* **PROBLEM TO SOLVE**: Copy these lines exactly and nothing else: from the line holding "Generate a Python" to the line holding "anni_budget = list(range(2009, 2020))", both lines included.
──────── MATERIAL TO PROCESS ────────
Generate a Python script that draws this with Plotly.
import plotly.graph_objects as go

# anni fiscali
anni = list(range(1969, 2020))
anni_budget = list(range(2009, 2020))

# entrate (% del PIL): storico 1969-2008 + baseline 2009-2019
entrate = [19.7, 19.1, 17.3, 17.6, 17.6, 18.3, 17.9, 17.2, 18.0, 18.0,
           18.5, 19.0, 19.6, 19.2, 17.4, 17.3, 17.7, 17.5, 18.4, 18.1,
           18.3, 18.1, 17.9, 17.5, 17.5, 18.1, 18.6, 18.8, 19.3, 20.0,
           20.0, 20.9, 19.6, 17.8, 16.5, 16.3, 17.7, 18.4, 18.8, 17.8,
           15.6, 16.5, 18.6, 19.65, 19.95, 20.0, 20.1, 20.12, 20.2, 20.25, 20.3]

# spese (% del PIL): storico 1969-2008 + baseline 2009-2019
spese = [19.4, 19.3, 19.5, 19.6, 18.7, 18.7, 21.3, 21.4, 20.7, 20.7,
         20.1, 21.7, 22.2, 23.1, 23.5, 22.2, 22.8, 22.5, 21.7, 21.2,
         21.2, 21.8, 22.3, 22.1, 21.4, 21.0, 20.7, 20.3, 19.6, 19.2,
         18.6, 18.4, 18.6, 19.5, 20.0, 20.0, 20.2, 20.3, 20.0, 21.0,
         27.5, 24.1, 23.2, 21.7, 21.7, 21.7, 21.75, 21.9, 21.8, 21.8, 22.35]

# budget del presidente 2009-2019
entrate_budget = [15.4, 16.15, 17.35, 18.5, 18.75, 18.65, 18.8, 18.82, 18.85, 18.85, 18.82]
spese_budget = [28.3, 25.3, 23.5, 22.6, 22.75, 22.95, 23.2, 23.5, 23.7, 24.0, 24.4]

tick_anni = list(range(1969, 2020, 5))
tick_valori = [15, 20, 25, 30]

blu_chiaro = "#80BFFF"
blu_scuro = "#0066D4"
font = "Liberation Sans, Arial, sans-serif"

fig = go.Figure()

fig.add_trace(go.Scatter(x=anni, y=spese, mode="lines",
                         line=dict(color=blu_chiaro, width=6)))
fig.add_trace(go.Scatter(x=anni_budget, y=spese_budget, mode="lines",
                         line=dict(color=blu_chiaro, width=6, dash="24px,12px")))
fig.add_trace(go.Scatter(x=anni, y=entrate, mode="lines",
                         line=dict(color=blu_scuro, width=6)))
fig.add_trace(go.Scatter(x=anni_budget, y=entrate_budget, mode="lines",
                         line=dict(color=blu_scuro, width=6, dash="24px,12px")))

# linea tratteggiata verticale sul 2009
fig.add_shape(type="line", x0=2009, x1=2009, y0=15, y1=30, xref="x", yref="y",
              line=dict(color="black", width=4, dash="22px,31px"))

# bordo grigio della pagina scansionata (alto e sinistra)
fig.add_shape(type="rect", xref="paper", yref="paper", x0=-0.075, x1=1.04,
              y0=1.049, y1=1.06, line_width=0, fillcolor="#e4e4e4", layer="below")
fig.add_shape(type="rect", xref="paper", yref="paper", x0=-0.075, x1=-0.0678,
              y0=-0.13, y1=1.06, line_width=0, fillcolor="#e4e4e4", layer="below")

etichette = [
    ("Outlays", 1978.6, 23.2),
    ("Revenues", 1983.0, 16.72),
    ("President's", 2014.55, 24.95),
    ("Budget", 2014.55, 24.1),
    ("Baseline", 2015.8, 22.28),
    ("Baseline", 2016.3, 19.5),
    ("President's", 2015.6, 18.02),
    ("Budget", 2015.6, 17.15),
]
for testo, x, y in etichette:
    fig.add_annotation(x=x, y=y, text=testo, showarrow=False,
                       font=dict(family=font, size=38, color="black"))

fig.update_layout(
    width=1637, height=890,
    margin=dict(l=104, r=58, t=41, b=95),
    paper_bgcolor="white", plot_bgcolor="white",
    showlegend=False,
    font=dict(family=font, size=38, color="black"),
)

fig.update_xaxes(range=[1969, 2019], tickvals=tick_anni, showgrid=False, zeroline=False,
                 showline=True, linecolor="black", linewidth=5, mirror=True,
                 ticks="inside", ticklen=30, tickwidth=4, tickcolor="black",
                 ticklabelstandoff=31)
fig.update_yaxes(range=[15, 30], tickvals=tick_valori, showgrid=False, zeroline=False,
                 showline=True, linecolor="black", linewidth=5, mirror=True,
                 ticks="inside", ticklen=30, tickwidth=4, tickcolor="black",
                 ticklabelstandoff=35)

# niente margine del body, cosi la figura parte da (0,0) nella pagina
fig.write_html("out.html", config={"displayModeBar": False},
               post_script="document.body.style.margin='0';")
────────
──────── MATERIAL TO PROCESS ────────
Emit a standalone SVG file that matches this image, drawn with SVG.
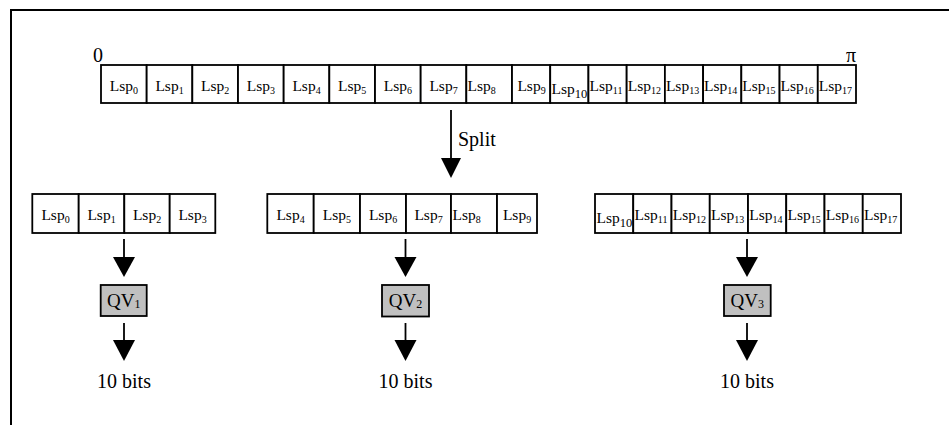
────────
* **RIGHT ANSWER**:
Generate a Python script that draws this with Plotly.
import plotly.graph_objects as go

# anni fiscali
anni = list(range(1969, 2020))
anni_budget = list(range(2009, 2020))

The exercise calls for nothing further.